The exercise
Please transcribe the data that follows without the pictures, keeping every word the same.

Information provided
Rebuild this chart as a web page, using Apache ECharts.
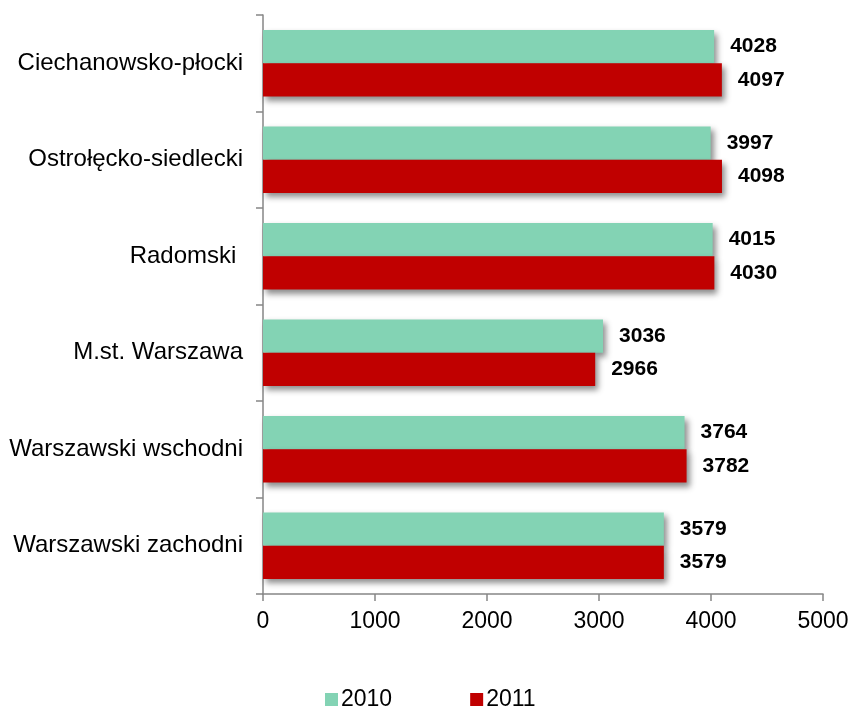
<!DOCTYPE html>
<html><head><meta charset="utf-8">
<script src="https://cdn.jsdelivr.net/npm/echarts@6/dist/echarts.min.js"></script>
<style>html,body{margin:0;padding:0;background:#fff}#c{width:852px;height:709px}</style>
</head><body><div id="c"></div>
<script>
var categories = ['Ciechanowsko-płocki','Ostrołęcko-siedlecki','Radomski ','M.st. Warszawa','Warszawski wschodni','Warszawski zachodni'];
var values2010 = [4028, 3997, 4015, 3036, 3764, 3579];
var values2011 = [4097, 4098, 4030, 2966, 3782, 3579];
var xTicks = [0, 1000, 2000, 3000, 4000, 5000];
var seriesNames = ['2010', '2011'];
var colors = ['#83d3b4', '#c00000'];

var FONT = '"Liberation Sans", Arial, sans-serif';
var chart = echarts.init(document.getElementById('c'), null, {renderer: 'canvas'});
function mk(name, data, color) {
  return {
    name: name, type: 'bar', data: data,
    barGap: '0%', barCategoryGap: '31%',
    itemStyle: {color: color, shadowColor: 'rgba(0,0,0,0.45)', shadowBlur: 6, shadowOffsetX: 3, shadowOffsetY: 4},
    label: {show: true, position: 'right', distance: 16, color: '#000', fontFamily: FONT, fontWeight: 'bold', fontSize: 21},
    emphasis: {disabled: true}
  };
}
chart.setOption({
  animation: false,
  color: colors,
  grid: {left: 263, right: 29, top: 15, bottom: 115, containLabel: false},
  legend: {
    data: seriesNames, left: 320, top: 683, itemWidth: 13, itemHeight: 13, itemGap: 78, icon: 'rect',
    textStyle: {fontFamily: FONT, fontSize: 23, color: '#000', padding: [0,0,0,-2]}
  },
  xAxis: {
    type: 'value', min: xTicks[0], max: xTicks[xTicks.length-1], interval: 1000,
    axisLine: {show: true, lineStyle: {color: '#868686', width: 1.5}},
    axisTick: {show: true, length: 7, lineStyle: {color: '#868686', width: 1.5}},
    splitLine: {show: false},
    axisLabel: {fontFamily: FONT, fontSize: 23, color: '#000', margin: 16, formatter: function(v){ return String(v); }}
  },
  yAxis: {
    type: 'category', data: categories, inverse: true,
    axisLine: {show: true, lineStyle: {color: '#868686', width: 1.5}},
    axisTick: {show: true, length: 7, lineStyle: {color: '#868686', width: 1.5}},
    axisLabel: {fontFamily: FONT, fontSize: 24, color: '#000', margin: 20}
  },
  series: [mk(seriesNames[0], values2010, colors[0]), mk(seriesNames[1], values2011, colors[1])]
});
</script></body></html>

Written solution
Rebuild this chart as a web page, using Apache ECharts.
<!DOCTYPE html>
<html><head><meta charset="utf-8">
<script src="https://cdn.jsdelivr.net/npm/echarts@6/dist/echarts.min.js"></script>
<style>html,body{margin:0;padding:0;background:#fff}#c{width:852px;height:709px}</style>
</head><body><div id="c"></div>
<script>
var categories = ['Ciechanowsko-płocki','Ostrołęcko-siedlecki','Radomski ','M.st. Warszawa','Warszawski wschodni','Warszawski zachodni'];
var values2010 = [4028, 3997, 4015, 3036, 3764, 3579];
var values2011 = [4097, 4098, 4030, 2966, 3782, 3579];
var xTicks = [0, 1000, 2000, 3000, 4000, 5000];
var seriesNames = ['2010', '2011'];
var colors = ['#83d3b4', '#c00000'];

var FONT = '"Liberation Sans", Arial, sans-serif';
var chart = echarts.init(document.getElementById('c'), null, {renderer: 'canvas'});
function mk(name, data, color) {
  return {
    name: name, type: 'bar', data: data,
    barGap: '0%', barCategoryGap: '31%',
    itemStyle: {color: color, shadowColor: 'rgba(0,0,0,0.45)', shadowBlur: 6, shadowOffsetX: 3, shadowOffsetY: 4},
    label: {show: true, position: 'right', distance: 16, color: '#000', fontFamily: FONT, fontWeight: 'bold', fontSize: 21},
    emphasis: {disabled: true}
  };
}
chart.setOption({
  animation: false,
  color: colors,
  grid: {left: 263, right: 29, top: 15, bottom: 115, containLabel: false},
  legend: {
    data: seriesNames, left: 320, top: 683, itemWidth: 13, itemHeight: 13, itemGap: 78, icon: 'rect',
    textStyle: {fontFamily: FONT, fontSize: 23, color: '#000', padding: [0,0,0,-2]}
  },
  xAxis: {
    type: 'value', min: xTicks[0], max: xTicks[xTicks.length-1], interval: 1000,
    axisLine: {show: true, lineStyle: {color: '#868686', width: 1.5}},
    axisTick: {show: true, length: 7, lineStyle: {color: '#868686', width: 1.5}},
    splitLine: {show: false},
    axisLabel: {fontFamily: FONT, fontSize: 23, color: '#000', margin: 16, formatter: function(v){ return String(v); }}
  },
  yAxis: {
    type: 'category', data: categories, inverse: true,
    axisLine: {show: true, lineStyle: {color: '#868686', width: 1.5}},
    axisTick: {show: true, length: 7, lineStyle: {color: '#868686', width: 1.5}},
    axisLabel: {fontFamily: FONT, fontSize: 24, color: '#000', margin: 20}
  },
  series: [mk(seriesNames[0], values2010, colors[0]), mk(seriesNames[1], values2011, colors[1])]
});
</script></body></html>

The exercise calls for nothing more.